Have you ever heard about the word “Compunding” You probably have, So now lets discuss and learn about it. Compounding is a magic which can do wonders for people who love to invest for long term.

It is a magical tool for people who want their surplus money to grow over the years. Basicly COMPOUNDING is the process whereby interest is credited to an existing principal amount as well as to interest already paid. Compounding thus can be construed as interest on interest—the effect of which is to magnify returns to interest over time, the so-called “magic of compounding.”
HOW DOES COMPOUNDING WORK!!
Now let’s understand how does compounding work!!
Let’s understand this by an example :
Let’s say their is a young boy who is planning to retire his parents when they turn 60. (asuming they are currently 40 years)

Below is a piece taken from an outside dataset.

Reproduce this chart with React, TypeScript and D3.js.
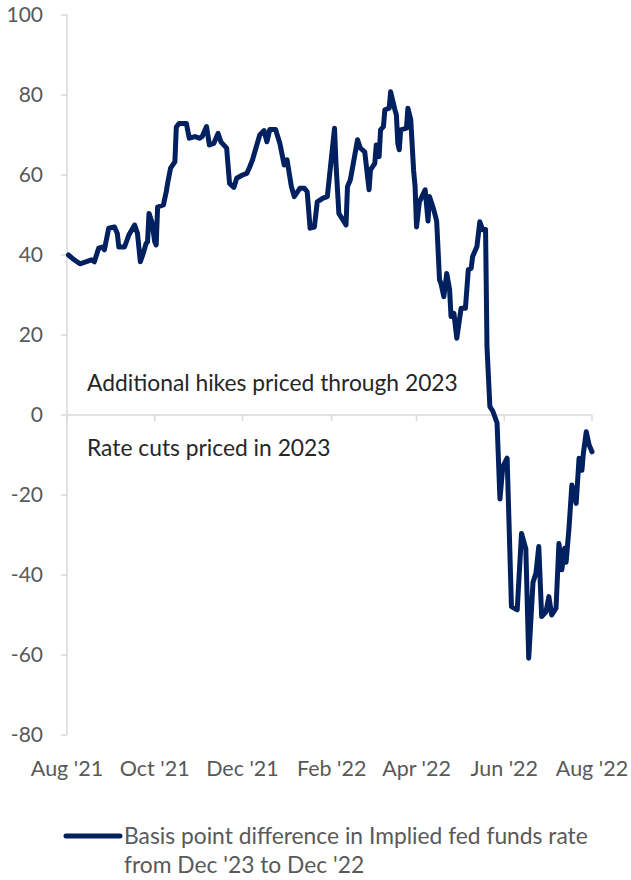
import React from "react";
import * as d3 from "d3";

const dates: string[] = [
  "2021-08-02","2021-08-06","2021-08-10","2021-08-14","2021-08-18","2021-08-20","2021-08-23","2021-08-26","2021-08-27","2021-08-30",
  "2021-09-03","2021-09-05","2021-09-06","2021-09-10","2021-09-13","2021-09-17","2021-09-19","2021-09-21","2021-09-23","2021-09-25",
  "2021-09-26","2021-09-27","2021-09-29","2021-10-01","2021-10-02","2021-10-03","2021-10-07","2021-10-09","2021-10-10","2021-10-12",
  "2021-10-15","2021-10-16","2021-10-18","2021-10-23","2021-10-25","2021-10-29","2021-11-01","2021-11-03","2021-11-06","2021-11-08",
  "2021-11-11","2021-11-14","2021-11-16","2021-11-20","2021-11-22","2021-11-25","2021-11-27","2021-12-01","2021-12-04","2021-12-06",
  "2021-12-08","2021-12-10","2021-12-13","2021-12-16","2021-12-18","2021-12-20","2021-12-24","2021-12-27","2021-12-30","2022-01-01",
  "2022-01-04","2022-01-06","2022-01-10","2022-01-13","2022-01-15","2022-01-17","2022-01-20","2022-01-22","2022-01-26","2022-01-29",
  "2022-02-03","2022-02-04","2022-02-06","2022-02-11","2022-02-12","2022-02-14","2022-02-19","2022-02-21","2022-02-24","2022-02-27",
  "2022-02-28","2022-03-03","2022-03-04","2022-03-06","2022-03-07","2022-03-09","2022-03-10","2022-03-13","2022-03-14","2022-03-17",
  "2022-03-18","2022-03-19","2022-03-20","2022-03-21","2022-03-25","2022-03-26","2022-03-28","2022-03-30","2022-03-31","2022-04-01",
  "2022-04-03","2022-04-07","2022-04-09","2022-04-10","2022-04-13","2022-04-15","2022-04-17","2022-04-18","2022-04-20","2022-04-22",
  "2022-04-24","2022-04-25","2022-04-27","2022-04-29","2022-05-02","2022-05-05","2022-05-07","2022-05-09","2022-05-10","2022-05-13",
  "2022-05-15","2022-05-17","2022-05-19","2022-05-20","2022-05-22","2022-05-24","2022-05-27","2022-05-29","2022-05-31","2022-06-03",
  "2022-06-06","2022-06-10","2022-06-13","2022-06-16","2022-06-18","2022-06-21","2022-06-23","2022-06-25","2022-06-27","2022-06-30",
  "2022-07-02","2022-07-04","2022-07-07","2022-07-09","2022-07-11","2022-07-13","2022-07-14","2022-07-16","2022-07-18","2022-07-21",
  "2022-07-23","2022-07-25","2022-07-26","2022-07-28","2022-07-30","2022-08-01",
];

const values: number[] = [
  40, 38.8, 37.8, 38.3, 38.8, 38.3, 41.7, 42, 41.3, 46.7,
  47, 45.4, 42, 42, 45, 47.5, 45.4, 38.3, 40.4, 42.9,
  43.3, 50.4, 48.3, 43.3, 42.5, 52, 52.5, 55.8, 58, 61.7,
  63.3, 72, 72.9, 72.9, 69.2, 69.6, 69.2, 69.6, 72.1, 67.5,
  67.9, 70.4, 68.3, 66.7, 57.9, 56.9, 59.2, 60, 60.4, 62,
  63.8, 66.3, 70, 71.1, 68.3, 71.4, 71.4, 67.9, 62.5, 63.8,
  57.1, 54.6, 56.7, 56.7, 55.8, 46.7, 47, 53.3, 54.2, 54.6,
  71.7, 62.9, 50.4, 47.5, 57.1, 58.8, 68.8, 66.7, 65.8, 56.3,
  61.3, 62.9, 67.5, 64.6, 71.3, 72.1, 76.3, 76.7, 80.8, 76.3,
  75, 67.9, 66.3, 71.3, 71.7, 76.7, 73.8, 61, 57.1, 47,
  53.3, 56.3, 48.5, 54.6, 51.3, 48.5, 33.8, 32.9, 29.6, 35.4,
  31.3, 24.6, 25.4, 19.2, 26.7, 26.7, 36.3, 36.7, 39.6, 42.1,
  48.3, 46.3, 46.4, 17, 2.1, 1.0, -2, -21, -12.9, -10.8,
  -47.9, -48.7, -29.6, -33.5, -60.8, -41.8, -39.6, -32.9, -50.4, -49.2,
  -45.4, -50, -48.3, -32.1, -38.7, -33.3, -36.8, -28.3, -17.5, -22.1,
  -10.8, -13.8, -9.6, -4.2, -7.5, -9.2,
];

const yTicks: number[] = [100, 80, 60, 40, 20, 0, -20, -40, -60, -80];
const xTickDates: string[] = ["2021-08-01", "2021-10-01", "2021-12-01", "2022-02-01", "2022-04-01", "2022-06-01", "2022-08-01"];
const xTickLabels: string[] = ["Aug '21", "Oct '21", "Dec '21", "Feb '22", "Apr '22", "Jun '22", "Aug '22"];
const annotationAbove = "Additional hikes priced through 2023";
const annotationBelow = "Rate cuts priced in 2023";
const legendLines: string[] = ["Basis point difference in Implied fed funds rate", "from Dec '23 to Dec '22"];

const W = 631;
const H = 880;
const LEFT = 67;
const RIGHT = 592;
const TOP = 15;
const BOTTOM = 735;
const FONT = "Lato, 'Noto Sans', sans-serif";
const NAVY = "#002060";
const AXIS = "#d9d9d9";
const TICK_TEXT = "#595959";

export default function App() {
  const parse = d3.utcParse("%Y-%m-%d");
  const data = dates.map((d, i) => ({ date: parse(d) as Date, value: values[i] }));
  const x = d3
    .scaleUtc()
    .domain([parse(xTickDates[0]) as Date, parse(xTickDates[xTickDates.length - 1]) as Date])
    .range([LEFT, RIGHT]);
  const y = d3.scaleLinear().domain([-80, 100]).range([BOTTOM, TOP]);
  const line = d3
    .line<{ date: Date; value: number }>()
    .x((d) => x(d.date))
    .y((d) => y(d.value))
    .curve(d3.curveLinear);

  const y0 = y(0);

  return (
    <svg
      width={W}
      height={H}
      style={{ position: "absolute", left: 0, top: 0, background: "#fff" }}
      fontFamily={FONT}
    >
      {/* y axis */}
      <line x1={LEFT} x2={LEFT} y1={y(100)} y2={y(-80)} stroke={AXIS} strokeWidth={1.5} />
      {yTicks.map((t) => (
        <g key={t}>
          <line x1={LEFT - 6} x2={LEFT} y1={y(t)} y2={y(t)} stroke={AXIS} strokeWidth={1.5} />
          <text x={43} y={y(t)} dy="0.35em" textAnchor="end" fontSize={21} fill={TICK_TEXT}>
            {t}
          </text>
        </g>
      ))}
      {/* x axis at zero */}
      <line x1={LEFT} x2={RIGHT} y1={y0} y2={y0} stroke={AXIS} strokeWidth={1.5} />
      {xTickDates.map((d) => {
        const xx = x(parse(d) as Date);
        return <line key={d} x1={xx} x2={xx} y1={y0} y2={y0 + 6} stroke={AXIS} strokeWidth={1.5} />;
      })}
      {xTickLabels.map((label, i) => (
        <text
          key={"l" + label}
          x={x(parse(xTickDates[i]) as Date)}
          y={768}
          dy="0.35em"
          textAnchor="middle"
          fontSize={21.5}
          fill={TICK_TEXT}
        >
          {label}
        </text>
      ))}
      {/* annotations */}
      <text x={87} y={383} dy="0.35em" fontSize={22.8} fill="#262626">
        {annotationAbove}
      </text>
      <text x={87} y={448} dy="0.35em" fontSize={22.8} fill="#262626">
        {annotationBelow}
      </text>
      {/* series */}
      <path
        d={line(data) || ""}
        fill="none"
        stroke={NAVY}
        strokeWidth={5}
        strokeLinejoin="round"
        strokeLinecap="round"
      />
      {/* legend */}
      <line x1={66} x2={120} y1={836} y2={836} stroke={NAVY} strokeWidth={5} strokeLinecap="round" />
      {legendLines.map((t, i) => (
        <text key={i} x={124} y={836 + i * 29} dy="0.35em" fontSize={22.8} fill={TICK_TEXT}>
          {t}
        </text>
      ))}
    </svg>
  );
}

He earns a salary of about 60,000 and his monthly expenses are 50,000. SO, he starts investing 10,000 surplus money in an index fund of india called NIFTY 50. The nifty 50 gave an avarage ROI of 10-12% PA. Assuming(12%)
- In 5 year he will have only 8.24 Lakhs
- In 10 year he will have 23.20 Lakhs
- In 15 years he will have 50 Lakhs
- In 20 years he will have 1 Crore
Yes, Just by investing 10,000 a month for 20 years you can get 1 Crore by just investing 24 Lakhs in total, That is a massive profit of almost 76 Lakhs.